The problem is, those smart fellows at the Student Loans Company decide the best way to handle your loan is to dollop out a huge lump sum at the start of term and then say to you, “There you go. Come back in four months and you can have another one.”
This often leads to a few weeks of luxury at the start of the term, as you enjoy your new-found wealth, followed by two or three weeks of spartan, hermit living at the end of term when you’re broke. Following that, there’s a swift phone call home to get your parents to lend you money so you can afford to get the train home for christmas (that actually happened to me – and I had to borrow a pound off my flatmate so I could afford to get the bus down to the train station).

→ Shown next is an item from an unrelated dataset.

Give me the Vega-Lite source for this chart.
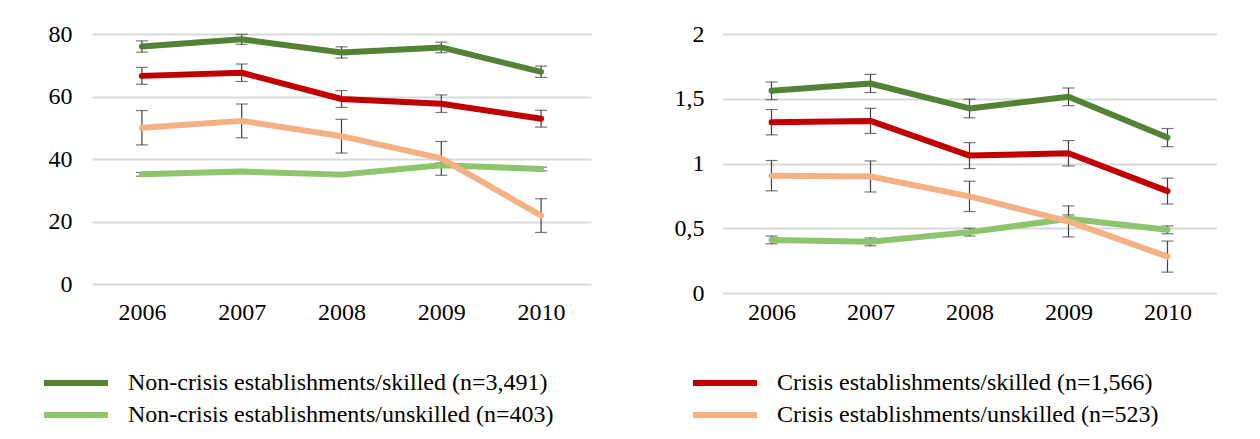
{
  "$schema": "https://vega.github.io/schema/vega-lite/v6.json",
  "padding": {"left": 44, "top": 22, "right": 0, "bottom": 0},
  "background": "white",
  "spacing": 81,
  "config": {
    "font": "Liberation Serif",
    "view": {"stroke": null},
    "axis": {"labelFont": "Liberation Serif", "labelFontSize": 24, "labelColor": "#000000", "ticks": false, "domain": false},
    "legend": {"labelFont": "Liberation Serif", "labelFontSize": 24, "labelColor": "#000000"}
  },
  "datasets": {
    "d": [
      {"panel": "L", "year": "2006", "series": "Non-crisis establishments/unskilled (n=403)", "value": 35.1, "err": 0.6},
      {"panel": "L", "year": "2007", "series": "Non-crisis establishments/unskilled (n=403)", "value": 36.0, "err": 0.6},
      {"panel": "L", "year": "2008", "series": "Non-crisis establishments/unskilled (n=403)", "value": 35.0, "err": 0.6},
      {"panel": "L", "year": "2009", "series": "Non-crisis establishments/unskilled (n=403)", "value": 38.0, "err": 0.7},
      {"panel": "L", "year": "2010", "series": "Non-crisis establishments/unskilled (n=403)", "value": 36.8, "err": 0.6},
      {"panel": "L", "year": "2006", "series": "Non-crisis establishments/skilled (n=3,491)", "value": 76.0, "err": 1.8},
      {"panel": "L", "year": "2007", "series": "Non-crisis establishments/skilled (n=3,491)", "value": 78.3, "err": 1.6},
      {"panel": "L", "year": "2008", "series": "Non-crisis establishments/skilled (n=3,491)", "value": 74.1, "err": 1.8},
      {"panel": "L", "year": "2009", "series": "Non-crisis establishments/skilled (n=3,491)", "value": 75.7, "err": 1.7},
      {"panel": "L", "year": "2010", "series": "Non-crisis establishments/skilled (n=3,491)", "value": 67.9, "err": 1.8},
      {"panel": "L", "year": "2006", "series": "Crisis establishments/skilled (n=1,566)", "value": 66.6, "err": 2.7},
      {"panel": "L", "year": "2007", "series": "Crisis establishments/skilled (n=1,566)", "value": 67.6, "err": 2.8},
      {"panel": "L", "year": "2008", "series": "Crisis establishments/skilled (n=1,566)", "value": 59.2, "err": 2.7},
      {"panel": "L", "year": "2009", "series": "Crisis establishments/skilled (n=1,566)", "value": 57.7, "err": 2.8},
      {"panel": "L", "year": "2010", "series": "Crisis establishments/skilled (n=1,566)", "value": 52.9, "err": 2.7},
      {"panel": "L", "year": "2006", "series": "Crisis establishments/unskilled (n=523)", "value": 50.0, "err": 5.5},
      {"panel": "L", "year": "2007", "series": "Crisis establishments/unskilled (n=523)", "value": 52.2, "err": 5.4},
      {"panel": "L", "year": "2008", "series": "Crisis establishments/unskilled (n=523)", "value": 47.3, "err": 5.4},
      {"panel": "L", "year": "2009", "series": "Crisis establishments/unskilled (n=523)", "value": 40.2, "err": 5.4},
      {"panel": "L", "year": "2010", "series": "Crisis establishments/unskilled (n=523)", "value": 21.9, "err": 5.4},
      {"panel": "R", "year": "2006", "series": "Non-crisis establishments/unskilled (n=403)", "value": 0.41, "err": 0.03},
      {"panel": "R", "year": "2007", "series": "Non-crisis establishments/unskilled (n=403)", "value": 0.395, "err": 0.03},
      {"panel": "R", "year": "2008", "series": "Non-crisis establishments/unskilled (n=403)", "value": 0.47, "err": 0.03},
      {"panel": "R", "year": "2009", "series": "Non-crisis establishments/unskilled (n=403)", "value": 0.573, "err": 0.03},
      {"panel": "R", "year": "2010", "series": "Non-crisis establishments/unskilled (n=403)", "value": 0.488, "err": 0.03},
      {"panel": "R", "year": "2006", "series": "Non-crisis establishments/skilled (n=3,491)", "value": 1.561, "err": 0.068},
      {"panel": "R", "year": "2007", "series": "Non-crisis establishments/skilled (n=3,491)", "value": 1.618, "err": 0.07},
      {"panel": "R", "year": "2008", "series": "Non-crisis establishments/skilled (n=3,491)", "value": 1.425, "err": 0.072},
      {"panel": "R", "year": "2009", "series": "Non-crisis establishments/skilled (n=3,491)", "value": 1.515, "err": 0.068},
      {"panel": "R", "year": "2010", "series": "Non-crisis establishments/skilled (n=3,491)", "value": 1.2, "err": 0.07},
      {"panel": "R", "year": "2006", "series": "Crisis establishments/skilled (n=1,566)", "value": 1.319, "err": 0.098},
      {"panel": "R", "year": "2007", "series": "Crisis establishments/skilled (n=1,566)", "value": 1.329, "err": 0.097},
      {"panel": "R", "year": "2008", "series": "Crisis establishments/skilled (n=1,566)", "value": 1.061, "err": 0.1},
      {"panel": "R", "year": "2009", "series": "Crisis establishments/skilled (n=1,566)", "value": 1.079, "err": 0.098},
      {"panel": "R", "year": "2010", "series": "Crisis establishments/skilled (n=1,566)", "value": 0.787, "err": 0.1},
      {"panel": "R", "year": "2006", "series": "Crisis establishments/unskilled (n=523)", "value": 0.906, "err": 0.117},
      {"panel": "R", "year": "2007", "series": "Crisis establishments/unskilled (n=523)", "value": 0.9, "err": 0.12},
      {"panel": "R", "year": "2008", "series": "Crisis establishments/unskilled (n=523)", "value": 0.746, "err": 0.117},
      {"panel": "R", "year": "2009", "series": "Crisis establishments/unskilled (n=523)", "value": 0.553, "err": 0.12},
      {"panel": "R", "year": "2010", "series": "Crisis establishments/unskilled (n=523)", "value": 0.281, "err": 0.12}
    ]
  },
  "hconcat": [
    {
      "width": 499,
      "height": 250,
      "data": {"name": "d"},
      "transform": [{"filter": "datum.panel === 'L'"}],
      "encoding": {
        "x": {"field": "year", "type": "ordinal", "title": null, "scale": {"type": "point", "padding": 0.5}, "axis": {"labelAngle": 0, "labelPadding": 16, "grid": false}}
      },
      "layer": [
        {
          "mark": {"type": "errorbar", "color": "#404040", "thickness": 1.2, "ticks": {"size": 12, "thickness": 1.2, "color": "#404040"}},
          "encoding": {
            "y": {"field": "value", "type": "quantitative", "title": null, "scale": {"domain": [0, 80]}, "axis": {"title": null, "values": [0, 20, 40, 60, 80], "grid": true, "gridColor": "#d9d9d9", "gridWidth": 2, "labelPadding": 20, "minExtent": 48}},
            "yError": {"field": "err"}
          }
        },
        {
          "mark": {"type": "line", "strokeWidth": 6, "strokeCap": "round", "strokeJoin": "round"},
          "encoding": {
            "y": {"field": "value", "type": "quantitative", "title": null},
            "color": {
              "field": "series",
              "type": "nominal",
              "scale": {
                "domain": ["Non-crisis establishments/skilled (n=3,491)", "Non-crisis establishments/unskilled (n=403)", "Crisis establishments/skilled (n=1,566)", "Crisis establishments/unskilled (n=523)"],
                "range": ["#548235", "#8DC46C", "#C00000", "#F4B183"]
              }
            }
          }
        }
      ]
    },
    {
      "width": 495,
      "height": 259,
      "data": {"name": "d"},
      "transform": [{"filter": "datum.panel === 'R'"}],
      "encoding": {
        "x": {"field": "year", "type": "ordinal", "title": null, "scale": {"type": "point", "padding": 0.5}, "axis": {"labelAngle": 0, "labelPadding": 7, "grid": false}}
      },
      "layer": [
        {
          "mark": {"type": "errorbar", "color": "#404040", "thickness": 1.2, "ticks": {"size": 12, "thickness": 1.2, "color": "#404040"}},
          "encoding": {
            "y": {"field": "value", "type": "quantitative", "title": null, "scale": {"domain": [0, 2]}, "axis": {"title": null, "values": [0, 0.5, 1, 1.5, 2], "labelExpr": "replace(toString(datum.value), '.', ',')", "grid": true, "gridColor": "#d9d9d9", "gridWidth": 2, "labelPadding": 18, "minExtent": 50}},
            "yError": {"field": "err"}
          }
        },
        {
          "mark": {"type": "line", "strokeWidth": 6, "strokeCap": "round", "strokeJoin": "round"},
          "encoding": {
            "y": {"field": "value", "type": "quantitative", "title": null},
            "color": {
              "field": "series",
              "type": "nominal",
              "scale": {
                "domain": ["Non-crisis establishments/skilled (n=3,491)", "Non-crisis establishments/unskilled (n=403)", "Crisis establishments/skilled (n=1,566)", "Crisis establishments/unskilled (n=523)"],
                "range": ["#548235", "#8DC46C", "#C00000", "#F4B183"]
              },
              "legend": {
                "title": null,
                "orient": "none",
                "legendX": -28,
                "legendY": 337,
                "columns": 2,
                "symbolType": "M-4,0H4",
                "symbolSize": 256,
                "symbolStrokeWidth": 6,
                "labelOffset": 40,
                "labelLimit": 1000,
                "columnPadding": 127,
                "rowPadding": 8
              }
            }
          }
        }
      ]
    }
  ],
  "resolve": {"scale": {"color": "shared"}}
}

But have no fear, students of the UK, because I have a solution.
Firstly, I’ve set up a savings account for my student loan payment to go into, which it does automatically at the start of term. I’m with Natwest and do pretty much all of my banking online, so it was really easy for me to set up an e-savings account, which gives me instant access to my money, and I can transfer it across all my accounts online in about 2 seconds
Then I set up regular payments from my e-savings account into my current account every sunday, essentially paying myself a weekly wage. Of this weekly wage, a small amount (say, 10-15% of it) is diverted into a second e-savings account every friday, to give me a cushion for the end of term. I set this up once (it took about 2 minutes) and now it’s a regular thing that I don’t even think about.
This means that I’m paying myself a weekly wage out of my student loan, held in one account (which I call my “holding account” – its only purpose is to hold onto my loan). Then out of that wage I’m putting aside 10% a week, just like I’d try to save if I had a proper job. If needs be, I can dip into these savings at the end of term if I’m struggling for cash.
Simple. This means it’s quite hard to overspend, although it’s still possible, what with my overdraft etc. But this is the best way I’ve found of handling your student loan and trying to even out your consumption over the whole term, rather than living like Elton John for the first 5 weeks of term and living like a crazy homeless guy for the last 5 weeks.